Le reste est connu. La perestroïka n’a pas apporté le virage attendu. La glasnost, oui : en 1975, Sakharov reçoit le Prix Nobel de la Paix, les droits de l’homme ne vont plus disparaître de la rue russe. Tout a commencé à Tchernobyl. Sakharov a été, en 1975, le premier citoyen soviétique à avoir reçu le Prix Nobel de la Paix. Gorbatchev a été, en 1990, le dernier citoyen de l’URSS à le recevoir. Après, il n’y avait plus d’URSS.
Il n’y avait plus d’URSS, mais il y avait Tchernobyl. C’est depuis Tchernobyl que nous savons que, comme jadis la peste, la radioactivité ne connaît pas les frontières. Hier c’était Tchernobyl, aujourd’hui, c’est Fukushima. Certes, le Japon n’a pas besoin de perestroïka, la démocratie japonaise fonctionne, le régime ne va pas s’écrouler, l’Etat ne va pas disparaître. Mais la crise n’est pas encore entièrement sous contrôle et les informations données sur l’ampleur de la radiation n’inspirent pas une totale confiance.

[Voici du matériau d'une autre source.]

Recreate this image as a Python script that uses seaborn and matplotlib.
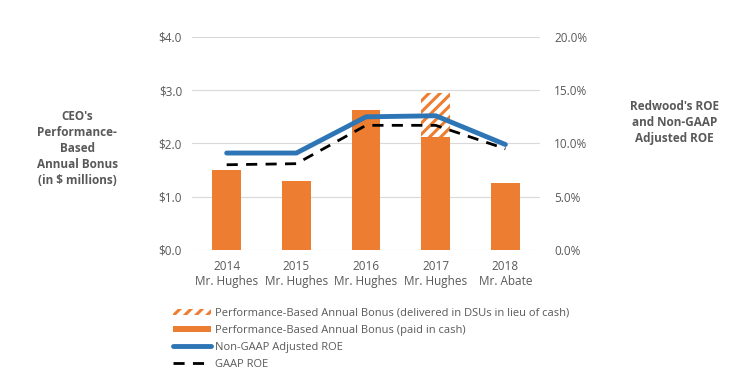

A Fukushima, 25 ans après, on se demande : Tchernobyl a-t-il servi de leçon ? Le monde n’a-t-il rien appris ? Mais sait-on ce qui s’est réellement passé à Tchernobyl et après ? L’amorce d’une réponse vient de… Belgique. Marc Molitor, journaliste réputé à la RTBF, vient de publier un livre, sous le titre Tchernobyl, déni passé, menace future, une sorte de somme, presque 300 pages, sur ce qui s’est passé en 1986, et sur ses retombées jusqu’à aujourd’hui.
C’est une œuvre impressionnante, un grand reportage d’un témoin direct : Molitor a fait plusieurs voyages dans la région, recueilli des témoignages auprès de toutes les catégories d’acteurs du désastre – les rescapés de la catastrophe, les sauveteurs, les actuels habitants des terrains toujours contaminés. Il a consulté une multitude de sources, avant de parler avec leurs auteurs, des savants dans plusieurs pays. Vingt-cinq ans après, dit-il, les promoteurs du nucléaire auraient volontiers voulu faire oublier le réacteur nº 4. Mais les événements de Fukushima sont venus douloureusement leur rappeler qu’aussi longtemps que le dossier de Tchernobyl n’est pas fermé, toutes les incertitudes sur le nucléaire restent ouvertes.